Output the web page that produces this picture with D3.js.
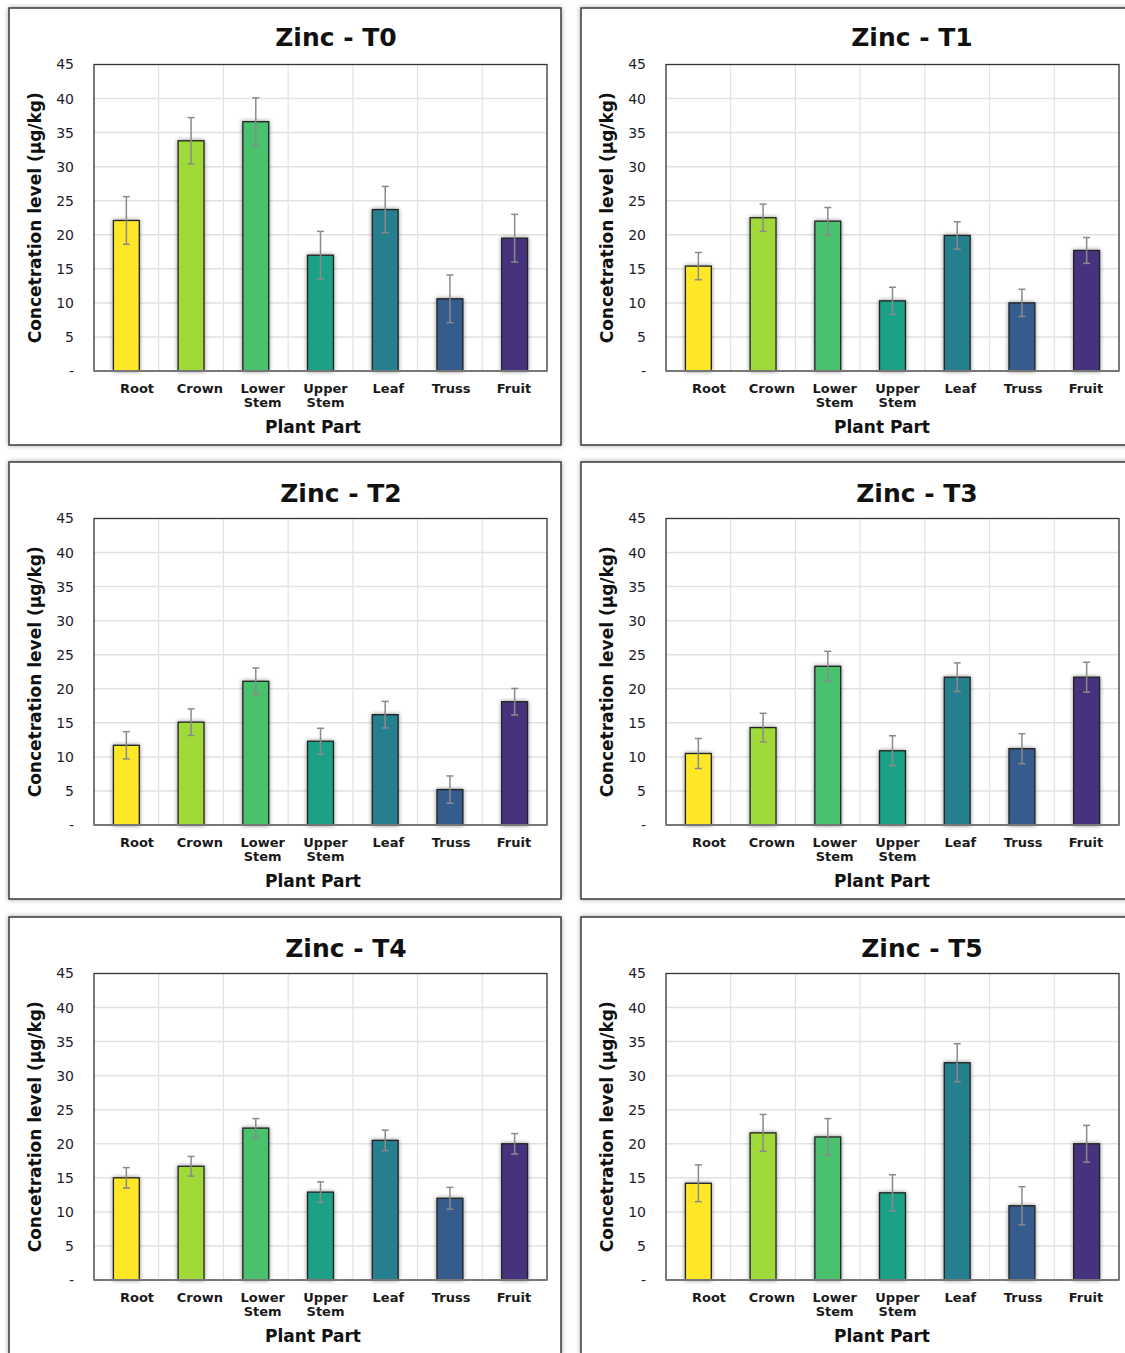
<!DOCTYPE html>
<html>
<head>
<meta charset="utf-8">
<script src="https://cdn.jsdelivr.net/npm/d3@7"></script>
<style>
  html, body { margin: 0; padding: 0; background: #ffffff; }
  svg { display: block; font-family: "DejaVu Sans", sans-serif; }
</style>
</head>
<body>
<svg id="chart" width="1125" height="1353"></svg>
<script>
// ---------- DATA ----------
const categories = ["Root", "Crown", "Lower Stem", "Upper Stem", "Leaf", "Truss", "Fruit"];
const treatments = ["T0", "T1", "T2", "T3", "T4", "T5"];
const colors = ["#fde725", "#a0da39", "#4ac16d", "#1fa187", "#277f8e", "#365c8d", "#46327e"];
const yTicks = [0, 5, 10, 15, 20, 25, 30, 35, 40, 45];

const valuesT0 = [22.1, 33.8, 36.6, 17.0, 23.7, 10.6, 19.5];
const errorsT0 = [3.5, 3.4, 3.5, 3.5, 3.4, 3.5, 3.5];
const valuesT1 = [15.4, 22.5, 22.0, 10.3, 19.9, 10.0, 17.7];
const errorsT1 = [2.0, 2.0, 2.0, 2.0, 2.0, 2.0, 1.9];
const valuesT2 = [11.7, 15.1, 21.1, 12.3, 16.2, 5.2, 18.1];
const errorsT2 = [2.0, 1.95, 1.95, 1.9, 1.95, 2.0, 1.95];
const valuesT3 = [10.5, 14.3, 23.3, 10.9, 21.7, 11.2, 21.7];
const errorsT3 = [2.2, 2.1, 2.2, 2.2, 2.1, 2.2, 2.2];
const valuesT4 = [15.0, 16.7, 22.3, 12.9, 20.5, 12.0, 20.0];
const errorsT4 = [1.5, 1.45, 1.4, 1.5, 1.5, 1.6, 1.5];
const valuesT5 = [14.2, 21.6, 21.0, 12.8, 31.9, 10.9, 20.0];
const errorsT5 = [2.7, 2.7, 2.7, 2.65, 2.8, 2.8, 2.7];

const allValues = [valuesT0, valuesT1, valuesT2, valuesT3, valuesT4, valuesT5];
const allErrors = [errorsT0, errorsT1, errorsT2, errorsT3, errorsT4, errorsT5];

// ---------- LAYOUT ----------
const svg = d3.select("#chart");
const defs = svg.append("defs");
const pf = defs.append("filter").attr("id", "panelShadow")
  .attr("x", "-5%").attr("y", "-5%").attr("width", "110%").attr("height", "110%");
pf.append("feDropShadow").attr("dx", 0).attr("dy", 0).attr("stdDeviation", 2.5)
  .attr("flood-color", "#000").attr("flood-opacity", 0.35);
const bf = defs.append("filter").attr("id", "barShadow")
  .attr("x", "-40%").attr("y", "-10%").attr("width", "180%").attr("height", "120%");
bf.append("feDropShadow").attr("dx", 0).attr("dy", 0).attr("stdDeviation", 2)
  .attr("flood-color", "#000").attr("flood-opacity", 0.45);

const panelW = 552, panelH = 437;
const colX = [9, 581];
const rowY = [8, 462, 917];
const plotOffX = 85, plotOffY = 56.5, plotW = 453, plotH = 306.5;

treatments.forEach((t, idx) => {
  const col = idx % 2, row = Math.floor(idx / 2);
  const px = colX[col], py = rowY[row];
  const g = svg.append("g").attr("transform", `translate(${px},${py})`);

  g.append("rect").attr("x", 0).attr("y", 0)
    .attr("width", col === 1 ? panelW + 20 : panelW).attr("height", panelH)
    .attr("fill", "#fff").attr("stroke", "#3a3a3a").attr("stroke-width", 1.5)
    .attr("filter", "url(#panelShadow)");

  // title
  g.append("text")
    .attr("x", (col === 0 ? 327 : 331) + row * 5)
    .attr("y", row === 0 ? 38 : 40)
    .attr("text-anchor", "middle")
    .attr("font-size", 25).attr("font-weight", "bold").attr("fill", "#111")
    .text(`Zinc - ${t}`);

  const plot = g.append("g").attr("transform", `translate(${plotOffX},${plotOffY})`);

  const x = d3.scaleBand().domain(categories).range([0, plotW])
    .paddingInner(0.6).paddingOuter(0.3);
  const y = d3.scaleLinear().domain([0, 45]).range([plotH, 0]);
  const xLab = d3.scalePoint().domain(categories).range([42.5, 419.5]);

  // grid
  plot.append("g").selectAll("line.h").data(yTicks.filter(d => d > 0 && d < 45)).join("line")
    .attr("x1", 0).attr("x2", plotW).attr("y1", d => y(d)).attr("y2", d => y(d))
    .attr("stroke", "#e2e2e2").attr("stroke-width", 1.5);
  plot.append("g").selectAll("line.v").data(categories.slice(1)).join("line")
    .attr("x1", d => x(d) - x.step() * 0.3).attr("x2", d => x(d) - x.step() * 0.3)
    .attr("y1", 0).attr("y2", plotH)
    .attr("stroke", "#e2e2e2").attr("stroke-width", 1.2);

  // frame
  plot.append("rect").attr("x", 0).attr("y", 0).attr("width", plotW).attr("height", plotH)
    .attr("fill", "none").attr("stroke", "#333").attr("stroke-width", 1.3);

  const vals = allValues[idx], errs = allErrors[idx];
  const data = categories.map((c, i) => ({ c, v: vals[i], e: errs[i], col: colors[i] }));

  // bars
  plot.append("g").selectAll("rect").data(data).join("rect")
    .attr("x", d => x(d.c)).attr("width", x.bandwidth())
    .attr("y", d => y(d.v)).attr("height", d => y(0) - y(d.v))
    .attr("fill", d => d.col).attr("stroke", "#222").attr("stroke-width", 1.3)
    .attr("filter", "url(#barShadow)");

  // error bars
  const eg = plot.append("g").attr("stroke", "#8a8a8a").attr("stroke-width", 1.5);
  data.forEach(d => {
    const cx = x(d.c) + x.bandwidth() / 2;
    eg.append("line").attr("x1", cx).attr("x2", cx)
      .attr("y1", y(d.v + d.e)).attr("y2", y(d.v - d.e));
    eg.append("line").attr("x1", cx - 3.5).attr("x2", cx + 3.5)
      .attr("y1", y(d.v + d.e)).attr("y2", y(d.v + d.e));
    eg.append("line").attr("x1", cx - 3.5).attr("x2", cx + 3.5)
      .attr("y1", y(d.v - d.e)).attr("y2", y(d.v - d.e));
  });

  // bottom axis line
  plot.append("line").attr("x1", 0).attr("x2", plotW).attr("y1", plotH).attr("y2", plotH)
    .attr("stroke", "#777").attr("stroke-width", 2);

  // y axis
  const ya = plot.append("g").call(
    d3.axisLeft(y).tickValues(yTicks).tickSize(0).tickPadding(20)
      .tickFormat(d => d === 0 ? "-" : d)
  );
  ya.select(".domain").remove();
  ya.selectAll("text").attr("font-size", 14).attr("fill", "#1c1c2c")
    .attr("font-family", "DejaVu Sans, sans-serif");

  // x axis labels
  const xa = plot.append("g").attr("transform", `translate(0,${plotH})`).call(
    d3.axisBottom(xLab).tickSize(0).tickPadding(13)
  );
  xa.select(".domain").remove();
  xa.selectAll("text").attr("font-size", 13).attr("font-weight", "bold").attr("fill", "#1a1a1a")
    .attr("font-family", "DejaVu Sans, sans-serif")
    .each(function (d) {
      const parts = d.split(" ");
      const el = d3.select(this);
      if (parts.length > 1) {
        el.text(null);
        parts.forEach((p, k) => {
          el.append("tspan").attr("x", 0).attr("dy", k === 0 ? "0.71em" : "1.05em").text(p);
        });
        el.attr("dy", null);
      }
    });

  // axis titles
  g.append("text")
    .attr("transform", `translate(${plotOffX - 58},${plotOffY + plotH / 2}) rotate(-90)`)
    .attr("text-anchor", "middle").attr("dominant-baseline", "middle")
    .attr("font-size", 17).attr("font-weight", "bold").attr("fill", "#111")
    .text("Concetration level (µg/kg)");
  g.append("text")
    .attr("x", col === 0 ? 304 : 301).attr("y", 425)
    .attr("text-anchor", "middle")
    .attr("font-size", 17).attr("font-weight", "bold").attr("fill", "#111")
    .text("Plant Part");
});
</script>
</body>
</html>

——

Aim
Up to and including the line containing "35, 40, 45];", repeat every line from the start of the data, but none of the pictures.

Result
Output the web page that produces this picture with D3.js.
<!DOCTYPE html>
<html>
<head>
<meta charset="utf-8">
<script src="https://cdn.jsdelivr.net/npm/d3@7"></script>
<style>
  html, body { margin: 0; padding: 0; background: #ffffff; }
  svg { display: block; font-family: "DejaVu Sans", sans-serif; }
</style>
</head>
<body>
<svg id="chart" width="1125" height="1353"></svg>
<script>
// ---------- DATA ----------
const categories = ["Root", "Crown", "Lower Stem", "Upper Stem", "Leaf", "Truss", "Fruit"];
const treatments = ["T0", "T1", "T2", "T3", "T4", "T5"];
const colors = ["#fde725", "#a0da39", "#4ac16d", "#1fa187", "#277f8e", "#365c8d", "#46327e"];
const yTicks = [0, 5, 10, 15, 20, 25, 30, 35, 40, 45];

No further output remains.